Zen garden with raked sand patterns, a stone, and bamboo in the foreground. Calm water reflects sunlight in the background. Symbolizing importance of rest.

Rest as regulation, not collapse on resilience


From a physiological perspective, rest supports resilience by allowing regulation.


Regulation involves:

  • lowering excessive activation

  • restoring balance between systems

  • completing stress cycles


This process requires a certain degree of safety. The nervous system needs signals that effort has ended and that it is allowed to settle.


When rest is approached only after exhaustion, the system often collapses rather than restores. Recovery becomes shallow and incomplete. Over time, this pattern reduces resilience rather than supporting it.


Skillful rest happens earlier, before capacity is depleted.

How the body learns to rest


The nervous system learns rest the same way it learns resilience overall: through repeated experience. These lessons are more physiological than cognitive.


Each time activation is followed by settling, the system updates its expectations. It learns that:

  • effort has an endpoint

  • vigilance can soften

  • recovery is accessible


This is why rest cannot be replaced by understanding its importance. The body needs to experience rest regularly, in manageable doses, for the skill to develop.
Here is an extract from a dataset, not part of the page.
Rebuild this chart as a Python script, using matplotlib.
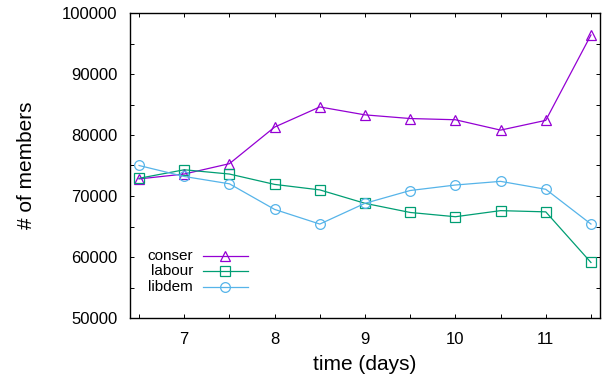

The psychological effects of learning to rest


As the body becomes more capable of resting, psychological shifts often follow.


People may notice:

  • improved clarity after effort

  • less urgency during transitions

  • greater tolerance for uncertainty

  • easier access to reflection


These changes are not the result of trying harder to relax. They emerge because the system is no longer operating in constant readiness. When rest is available, the mind regains flexibility.


Practicing rest without pressure


Rest does not need to be long or elaborate to be effective. Seen through the lens of resilience, rest is not something you need to earn. Resilience depends on the ability to recover. With sufficient rest, resilience grows quietly and capacity expands. What matters most is that it:

  • is accessible

  • feels safe enough to enter

  • happens consistently


Short moments of genuine settling, repeated over time, teach the nervous system more than occasional extended breaks. Rest as a skill develops gradually. It is shaped by natural rhythm.



What resting as a skill can look like in everyday life


Rest as a resilience skill does not usually look like long breaks or perfect calm. It shows up in small, deliberate moments where the body is allowed to settle before load accumulates.


In everyday life, this can look like:

  • Letting the body finish what it started After a focused task, standing still for a brief moment instead of immediately moving on. Allowing the breath, posture, or muscle tone to soften before the next demand begins.

  • Resting between efforts, not only after the day ends Sitting down for a few minutes without reaching for stimulation. Not to relax deliberately, but to give the nervous system a clear signal that effort has paused.

  • Changing pace rather than stopping completely Slowing movement when transitioning from work to home, or from one responsibility to another. This helps the system downshift gradually instead of staying activated until collapse.

  • Ending stimulation before ending activity Lowering sensory input in the evening before the body is fully tired. Dimmer light, quieter surroundings, or fewer inputs allow regulation to begin earlier.

  • Allowing stillness without fixing how it feels Noticing restlessness, tension, or mental noise during rest without trying to correct it. Remaining present teaches the system that rest does not require immediate comfort to be safe.


These moments are brief. They do not aim to produce calm or relaxation on demand. Their role is to interrupt continuous activation and reintroduce settling as a normal part of daily rhythm.


Over time, this changes how rest is experienced. It becomes more accessible, less loaded, and more effective in restoring capacity.